Autumn is here. The leaves slowly drift off the trees in a lazy swing to the wet ground below. A light mist falls on my shoulders as my thoughts race back and forth. I hurry to scramble up a mountain of doubt. To prove it wrong. To prove there is a reason. That there is a purpose. That my road is true. That it is paved with good intention.
It can be so desperately cold at times but my faith keeps me warm. Adversity. The maker of Kings. I wonder what it takes, what is necessary, to fight your way back up the heap after you were tossed to the bottom. I guess only time will tell. I am only concerned with starting the climb once again.
Here you go, and may you enjoy.
What music plays when a heart breaks? Is it the soundtrack of a continuous lost song, forgotten, now remembered? Do we pluck simple strings to elicit emotion, to pull tears unbidden without permission; hoping and praying forgiveness?
Mine has broken again and again this year. So many ups and downs. I know the road is there. I can feel it. I just can't see through this damn thick rainy fog. I just want to believe it is leading me in the right direction. No matter the cost. I want to believe.
So many questions. Not near enough answers. What is next? Where do I go? How will I get there? Do I stay here? Can I forge a better opportunity out of mere will? What was the purpose of four years of education? Was it not for a better life? A better future? I faced an addiction and accepted sobriety in order to stage the first of many victories. But I have to ask when does the disappointment lose the battle with the happiness? When? Why? Where? What? How? And the litanies keep coming and coming. No end in sight.
Pillow is wet at night. Throat is raw. Quiet whispers of sadness. Internal replies of confidence. Enough. Never enough. Sleep. Focus on the now. Race. Race. Race. Focus on the now. It will come to you. Trust. Believe. Listen. It will come to you.

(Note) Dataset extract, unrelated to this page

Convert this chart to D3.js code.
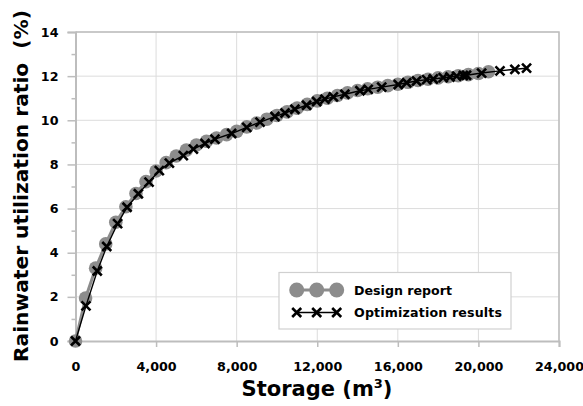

Peace is coming. I can feel it. I know that hard work is necessary again. That results, a reason for hard work, happiness, that everything and more is coming. I want to believe that this is all a lesson. One day I will look back behind me on the road and understand. My faith is surreal. Pushes me. Drives me. Steadies me. Holds me upright when I want to give in to the buckling in my knees. Stay the course it tells me. Stay the course. There is reason. There is rhyme. There is purpose. It was not all for naught.
To lead is to risk failure. It is knowledge from the experience. To forge ahead when sanity urges reprieve. It is lonely. To lead is to gamble. It is desire to grow. To shape a dream from nothing but mere hope and passion. It is ephemeral. It is life. To lead is to inspire. It is reason to breathe. To see you gave it everything. That you gave it all.
This is where I am. A transition to a new level in life I never imagined was possible. I have tasted so many failures and rejections this past year that my pallet is rough and scored with slivers of disappointment. Yet I know the end to all of that is near. That a new beginning waits for me. Little, subtle, hide-and-seek glimpses into the echoes of my future. My memoir, after so many years of hard work and harder work still, is in its initial stages of editing. Each day, I read new messages from my editor about how we can shape its direction, small notes of what to leave out and what to take out. Every day a new song collapses the ache in my heart and rebuilds it with hope and desire to overcome. Fight, each song says, show your worth. Show that you are better than you can even possibly understand.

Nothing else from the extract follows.